The New York Times said on Monday that it would disband its sports department and rely on coverage of teams and games from its website The Athletic, both online and in print.
Joe Kahn, The Times’s executive editor, and Monica Drake, a deputy managing editor, announced the change to the newsroom as “an evolution in how we cover sports”.
“We plan to focus even more directly on distinctive, high-impact news and enterprise journalism about how sports intersect with money, power, culture, politics and society at large,” the editors wrote in an email to The Times’s newsroom on Monday morning. “At the same time, we will scale back the newsroom’s coverage of games, players, teams and leagues.”
The shuttering of the sports desk, which has more than 35 journalists and editors, is a major shift for The Times. The department’s coverage of games, athletes and team owners, and its Sports of the Times column in particular, were once a pillar of American sports journalism. The section covered the major moments and personalities of the last century of American sports, including Muhammad Ali, the birth of free agency, George Steinbrenner, the Williams sisters, Tiger Woods, steroids in baseball and the deadly effects of concussions in the National Football League.
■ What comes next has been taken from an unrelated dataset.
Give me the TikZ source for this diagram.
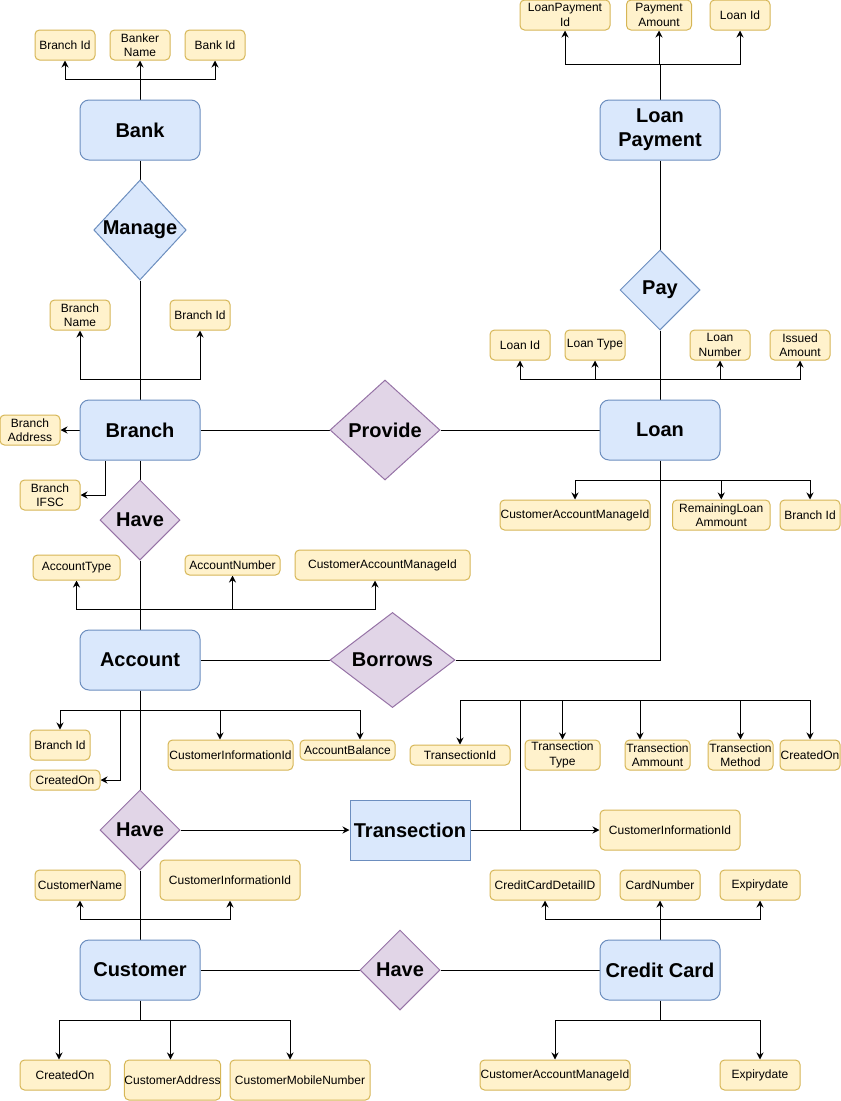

The move represents a further integration into the newsroom of The Athletic, which The Times bought in 2022 for $550 million, adding a publication which had some 400 journalists covering more than 200 professional sports tea
The staff of The Athletic will now provide the bulk of the coverage of sporting events, athletes and leagues for Times readers and, for the first time, articles from The Athletic will appear in The Times’s print newspaper.
Journalists on the sports desk will move to other roles in the newsroom and there were no planned layoffs. A group on the business desk will cover money and power in sports, while new beats covering sports will be added to other sections.